Guy, who said he checked with other longtime law enforcement officials who agreed the recent slayings marked the deadliest streak in county history, said the community is in shock because such violence is rare in the rural county.

"When we do have something of this magnitude, we are surprised and we should be," he said. "We should look at ourselves, our values and what we're teaching our kids and remember that the lives of people in our community should always mean something.

"When you don't value life, a life can be taken awfully quick," Guy said.

Riceville slayings

Court documents and witnesses provide details of Saturday's quadruple murder on County Road 60 in the Riceville community that left four dead in a fight over a 10-month-old baby. Among the dead were the baby's father and among the suspects, his mother.

The victims are the baby's father, Trevon Hall, 36, in addition to Skylar Hawn, 24, Jesse Dupree, 40, and Brandi Harris, 39.

According to records in McMinn County General Sessions Court, Jazzmine Jacole Hall, 26, the baby's mother, was seen by one of the two surviving victims - a man and a woman - opening the door to the home with a gun in hand.

When the baby's mother saw the father holding him, she took the infant and then shot the baby's father in the face, documents state.

Jazzmine Hall then handed the firearm to Curtis Donnell Smith, 38, and told him "to finish them off," the surviving male victim told McMinn County Detective Jared Price.

That victim told Price that Smith "began shooting everybody in the residence," documents state. The female survivor of the incident told authorities when Smith shot at her she played dead.

Smith and Hall are now charged with four counts of first-degree murder and felony murder and one count of attempted first-degree murder. They are each being held without bond and face Oct. 7 court appearances, court officials said.

Machete slaying

The same day as Riceville's quadruple homicide, Athens police investigated another slaying that stemmed from a fight and ended with a machete attack that authorities say killed Steve McKheean at a home on View Street, according to court documents.

James Paul Ramey, 43, of Athens, is charged with second-degree murder in the slaying police say started with a heated argument.

Police found McKheean lying in a pool of blood in the home's kitchen, and Ramey told officers McKheean "went crazy and he had to put him down," documents state.

Ramey told officers he and McKheean had been drinking and McKheean and a woman at the home were arguing, and he asked them to leave if they were going to argue, documents state. Ramey said he walked into the kitchen and was struck in the head with a frying pan and the fight began.

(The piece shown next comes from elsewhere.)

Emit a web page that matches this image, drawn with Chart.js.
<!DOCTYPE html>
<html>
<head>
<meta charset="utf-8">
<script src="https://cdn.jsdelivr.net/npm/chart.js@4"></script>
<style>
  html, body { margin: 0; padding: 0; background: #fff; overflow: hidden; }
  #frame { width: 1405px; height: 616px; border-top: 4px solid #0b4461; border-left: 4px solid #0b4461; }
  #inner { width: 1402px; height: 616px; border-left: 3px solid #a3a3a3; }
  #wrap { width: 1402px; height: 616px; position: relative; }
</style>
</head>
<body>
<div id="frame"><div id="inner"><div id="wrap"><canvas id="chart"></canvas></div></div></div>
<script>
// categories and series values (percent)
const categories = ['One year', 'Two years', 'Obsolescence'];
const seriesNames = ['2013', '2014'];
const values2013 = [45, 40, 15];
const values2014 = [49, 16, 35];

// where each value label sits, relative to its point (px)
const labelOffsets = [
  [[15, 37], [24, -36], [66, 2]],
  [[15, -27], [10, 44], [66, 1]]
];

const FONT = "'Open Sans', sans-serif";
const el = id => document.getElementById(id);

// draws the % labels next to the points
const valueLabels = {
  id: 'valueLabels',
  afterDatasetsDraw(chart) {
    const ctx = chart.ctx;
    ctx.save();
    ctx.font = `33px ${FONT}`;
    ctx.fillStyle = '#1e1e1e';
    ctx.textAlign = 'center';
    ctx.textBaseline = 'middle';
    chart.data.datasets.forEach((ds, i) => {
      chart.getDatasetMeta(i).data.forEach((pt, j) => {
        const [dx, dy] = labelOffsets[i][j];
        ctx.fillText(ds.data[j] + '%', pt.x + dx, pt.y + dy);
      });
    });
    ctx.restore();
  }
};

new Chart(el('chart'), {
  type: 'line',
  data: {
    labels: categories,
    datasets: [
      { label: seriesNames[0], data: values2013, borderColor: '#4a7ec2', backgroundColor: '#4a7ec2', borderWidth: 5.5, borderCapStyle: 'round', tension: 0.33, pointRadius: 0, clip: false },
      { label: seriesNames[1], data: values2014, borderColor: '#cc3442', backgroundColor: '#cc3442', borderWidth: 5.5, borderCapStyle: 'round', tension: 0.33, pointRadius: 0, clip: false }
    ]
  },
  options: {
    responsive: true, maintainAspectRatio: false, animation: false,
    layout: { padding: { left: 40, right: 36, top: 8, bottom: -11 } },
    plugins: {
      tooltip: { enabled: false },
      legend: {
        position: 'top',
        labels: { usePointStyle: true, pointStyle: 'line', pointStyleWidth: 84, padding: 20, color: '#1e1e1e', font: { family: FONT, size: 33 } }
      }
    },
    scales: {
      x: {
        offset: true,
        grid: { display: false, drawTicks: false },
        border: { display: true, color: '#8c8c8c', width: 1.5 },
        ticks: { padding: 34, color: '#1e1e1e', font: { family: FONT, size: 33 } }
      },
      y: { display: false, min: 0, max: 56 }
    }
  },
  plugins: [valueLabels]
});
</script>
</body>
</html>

Ramey contended he thought McKheean "was going to kill him," documents state.

Ramey is held on $100,000 bond and faces a court date Oct. 7.

Second-degree murder

On Sept. 18, Esau C. Kelly, 24, was charged with second-degree murder and attempted second-degree murder in the shooting death of Mary Denise Dalton, 54, and wounding the deceased victim's 31-year-old son, records show.

Melissa Kay Pueirtt, 45, was charged as an accessory after the fact in the incident.

Dalton's son told county investigators and Tennessee Bureau of Investigation agents that his girlfriend, Pueirtt's daughter, wanted money for a fentanyl pill that led to an argument, court documents state.

Dalton's son told police he heard a gunshot and saw Kelly shooting at him, with one shot hitting him in the leg, and then he fell into the residence. Then he said he heard numerous gunshots.

Dalton had multiple gunshot wounds, and investigators found 13 shell casings from a .763-caliber rifle, which matched the caliber and brand of ammunition found during a search of Kelly's East Hamilton County home near the Bradley County line, records state.

Pueirtt maintained that she was not present when the shots were fired and had no knowledge of what had happened, records state.

Kelly is being held on $350,000 bond with a court date set for Oct. 18, while as of Tuesday, Pueirtt was being held on a $10,000 bond with a court date set for Nov. 17.